* [What the exercise asks]:
Look for "this" in the listing below. Gather each line that contains it.

start Items

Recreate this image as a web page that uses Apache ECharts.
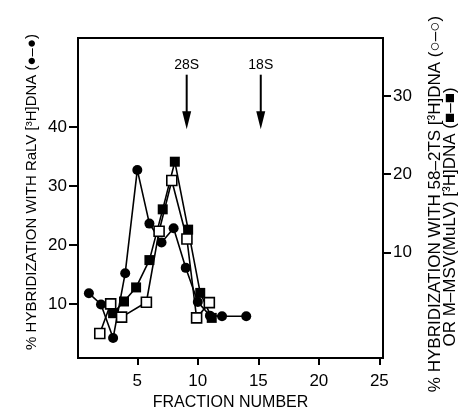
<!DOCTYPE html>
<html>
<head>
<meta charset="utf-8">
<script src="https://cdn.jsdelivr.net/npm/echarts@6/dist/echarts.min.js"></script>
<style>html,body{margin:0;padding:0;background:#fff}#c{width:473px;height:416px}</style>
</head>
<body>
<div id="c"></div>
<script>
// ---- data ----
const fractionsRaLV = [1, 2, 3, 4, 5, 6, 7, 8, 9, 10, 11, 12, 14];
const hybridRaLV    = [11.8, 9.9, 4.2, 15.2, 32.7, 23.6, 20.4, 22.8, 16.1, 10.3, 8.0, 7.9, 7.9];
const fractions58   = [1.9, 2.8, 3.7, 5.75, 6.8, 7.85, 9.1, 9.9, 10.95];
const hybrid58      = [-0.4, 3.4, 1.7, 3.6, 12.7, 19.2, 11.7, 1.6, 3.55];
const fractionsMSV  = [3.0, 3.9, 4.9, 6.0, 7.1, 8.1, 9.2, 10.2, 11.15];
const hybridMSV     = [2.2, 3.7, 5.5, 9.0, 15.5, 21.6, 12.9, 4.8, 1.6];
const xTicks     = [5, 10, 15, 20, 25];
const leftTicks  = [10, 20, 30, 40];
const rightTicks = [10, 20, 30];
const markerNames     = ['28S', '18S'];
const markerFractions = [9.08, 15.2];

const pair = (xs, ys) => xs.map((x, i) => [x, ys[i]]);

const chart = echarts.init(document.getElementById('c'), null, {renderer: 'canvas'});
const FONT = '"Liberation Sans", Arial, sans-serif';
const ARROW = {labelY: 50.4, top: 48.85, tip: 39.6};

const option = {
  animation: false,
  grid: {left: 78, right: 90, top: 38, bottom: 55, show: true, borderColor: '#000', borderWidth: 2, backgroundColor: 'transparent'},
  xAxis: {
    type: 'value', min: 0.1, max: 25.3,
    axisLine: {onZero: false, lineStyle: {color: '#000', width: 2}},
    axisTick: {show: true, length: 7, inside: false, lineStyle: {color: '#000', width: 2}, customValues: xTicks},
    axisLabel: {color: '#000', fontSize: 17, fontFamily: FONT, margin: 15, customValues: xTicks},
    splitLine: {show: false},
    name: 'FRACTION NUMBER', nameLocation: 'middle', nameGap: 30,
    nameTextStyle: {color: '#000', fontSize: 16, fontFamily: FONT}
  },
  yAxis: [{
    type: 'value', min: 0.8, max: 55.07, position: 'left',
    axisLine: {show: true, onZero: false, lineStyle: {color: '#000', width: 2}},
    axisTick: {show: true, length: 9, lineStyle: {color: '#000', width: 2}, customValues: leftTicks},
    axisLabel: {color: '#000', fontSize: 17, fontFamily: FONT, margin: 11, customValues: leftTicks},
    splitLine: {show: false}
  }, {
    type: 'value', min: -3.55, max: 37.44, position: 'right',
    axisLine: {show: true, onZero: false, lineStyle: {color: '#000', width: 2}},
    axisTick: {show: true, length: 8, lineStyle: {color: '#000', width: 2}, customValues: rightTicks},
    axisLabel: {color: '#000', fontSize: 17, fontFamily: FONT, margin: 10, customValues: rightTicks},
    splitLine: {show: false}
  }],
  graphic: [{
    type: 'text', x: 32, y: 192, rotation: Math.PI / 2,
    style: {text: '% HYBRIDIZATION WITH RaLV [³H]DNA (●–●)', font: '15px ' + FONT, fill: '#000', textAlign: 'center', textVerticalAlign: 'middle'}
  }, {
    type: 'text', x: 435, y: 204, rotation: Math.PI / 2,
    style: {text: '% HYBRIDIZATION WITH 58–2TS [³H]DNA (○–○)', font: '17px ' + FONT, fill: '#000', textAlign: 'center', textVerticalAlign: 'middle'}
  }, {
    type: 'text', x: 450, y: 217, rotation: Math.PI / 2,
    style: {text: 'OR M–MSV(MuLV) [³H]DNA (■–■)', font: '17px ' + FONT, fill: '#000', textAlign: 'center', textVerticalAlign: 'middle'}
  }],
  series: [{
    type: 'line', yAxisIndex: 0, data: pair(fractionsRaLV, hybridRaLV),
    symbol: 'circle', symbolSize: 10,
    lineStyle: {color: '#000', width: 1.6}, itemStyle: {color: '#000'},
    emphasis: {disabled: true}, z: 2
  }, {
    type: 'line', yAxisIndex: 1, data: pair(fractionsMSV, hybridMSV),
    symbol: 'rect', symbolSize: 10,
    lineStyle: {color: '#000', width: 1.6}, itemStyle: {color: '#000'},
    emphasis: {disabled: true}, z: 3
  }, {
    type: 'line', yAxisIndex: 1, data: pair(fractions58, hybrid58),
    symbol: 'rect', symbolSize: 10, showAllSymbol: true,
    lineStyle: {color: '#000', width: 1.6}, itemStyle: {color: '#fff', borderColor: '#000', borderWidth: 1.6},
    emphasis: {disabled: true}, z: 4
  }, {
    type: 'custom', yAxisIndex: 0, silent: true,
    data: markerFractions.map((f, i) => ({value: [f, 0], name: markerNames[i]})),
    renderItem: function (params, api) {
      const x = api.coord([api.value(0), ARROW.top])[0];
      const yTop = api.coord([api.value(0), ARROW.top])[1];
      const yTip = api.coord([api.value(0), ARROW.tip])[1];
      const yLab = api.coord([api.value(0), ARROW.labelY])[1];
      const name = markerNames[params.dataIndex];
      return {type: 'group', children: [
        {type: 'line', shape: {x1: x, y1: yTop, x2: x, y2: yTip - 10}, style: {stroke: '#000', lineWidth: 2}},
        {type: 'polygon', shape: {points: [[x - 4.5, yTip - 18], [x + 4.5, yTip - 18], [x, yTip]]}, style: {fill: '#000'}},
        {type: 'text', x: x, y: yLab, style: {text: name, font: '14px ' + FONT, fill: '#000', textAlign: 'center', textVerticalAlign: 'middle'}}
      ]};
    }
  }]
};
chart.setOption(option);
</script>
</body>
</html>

end Items
start Items

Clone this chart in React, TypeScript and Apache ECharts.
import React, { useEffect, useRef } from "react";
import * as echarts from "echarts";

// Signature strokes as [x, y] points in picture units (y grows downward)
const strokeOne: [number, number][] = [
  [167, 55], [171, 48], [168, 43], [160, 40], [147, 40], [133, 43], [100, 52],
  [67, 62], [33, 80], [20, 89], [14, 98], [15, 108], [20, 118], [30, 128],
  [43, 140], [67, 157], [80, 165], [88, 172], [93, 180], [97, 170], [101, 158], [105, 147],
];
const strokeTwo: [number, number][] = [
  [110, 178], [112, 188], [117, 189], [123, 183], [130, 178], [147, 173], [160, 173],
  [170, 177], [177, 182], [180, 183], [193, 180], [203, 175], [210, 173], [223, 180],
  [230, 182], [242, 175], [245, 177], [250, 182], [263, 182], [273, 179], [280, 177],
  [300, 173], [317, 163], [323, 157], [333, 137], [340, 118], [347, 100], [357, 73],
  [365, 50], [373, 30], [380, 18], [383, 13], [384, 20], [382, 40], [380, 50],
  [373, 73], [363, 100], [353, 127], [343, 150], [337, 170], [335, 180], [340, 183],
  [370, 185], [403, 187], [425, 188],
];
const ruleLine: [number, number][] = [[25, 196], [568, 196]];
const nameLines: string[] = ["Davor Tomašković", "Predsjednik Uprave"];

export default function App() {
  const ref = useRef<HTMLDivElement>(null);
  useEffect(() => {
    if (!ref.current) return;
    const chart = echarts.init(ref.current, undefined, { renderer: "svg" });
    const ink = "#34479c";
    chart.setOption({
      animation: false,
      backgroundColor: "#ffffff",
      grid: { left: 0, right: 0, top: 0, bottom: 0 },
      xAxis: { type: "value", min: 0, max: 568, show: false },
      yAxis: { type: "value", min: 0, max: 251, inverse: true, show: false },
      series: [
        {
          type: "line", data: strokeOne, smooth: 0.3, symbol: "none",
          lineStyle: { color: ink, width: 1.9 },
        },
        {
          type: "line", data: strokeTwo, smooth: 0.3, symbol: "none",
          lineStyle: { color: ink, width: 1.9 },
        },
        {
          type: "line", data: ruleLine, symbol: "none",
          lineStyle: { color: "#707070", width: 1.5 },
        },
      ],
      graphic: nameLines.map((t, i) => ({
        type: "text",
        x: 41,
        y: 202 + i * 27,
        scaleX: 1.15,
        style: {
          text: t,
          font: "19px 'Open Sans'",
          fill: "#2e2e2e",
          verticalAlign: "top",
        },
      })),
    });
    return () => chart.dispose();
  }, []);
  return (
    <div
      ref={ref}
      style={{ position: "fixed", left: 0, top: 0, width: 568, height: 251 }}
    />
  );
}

end Items

* [Reply]:
Recreate this image as a web page that uses Apache ECharts.
Clone this chart in React, TypeScript and Apache ECharts.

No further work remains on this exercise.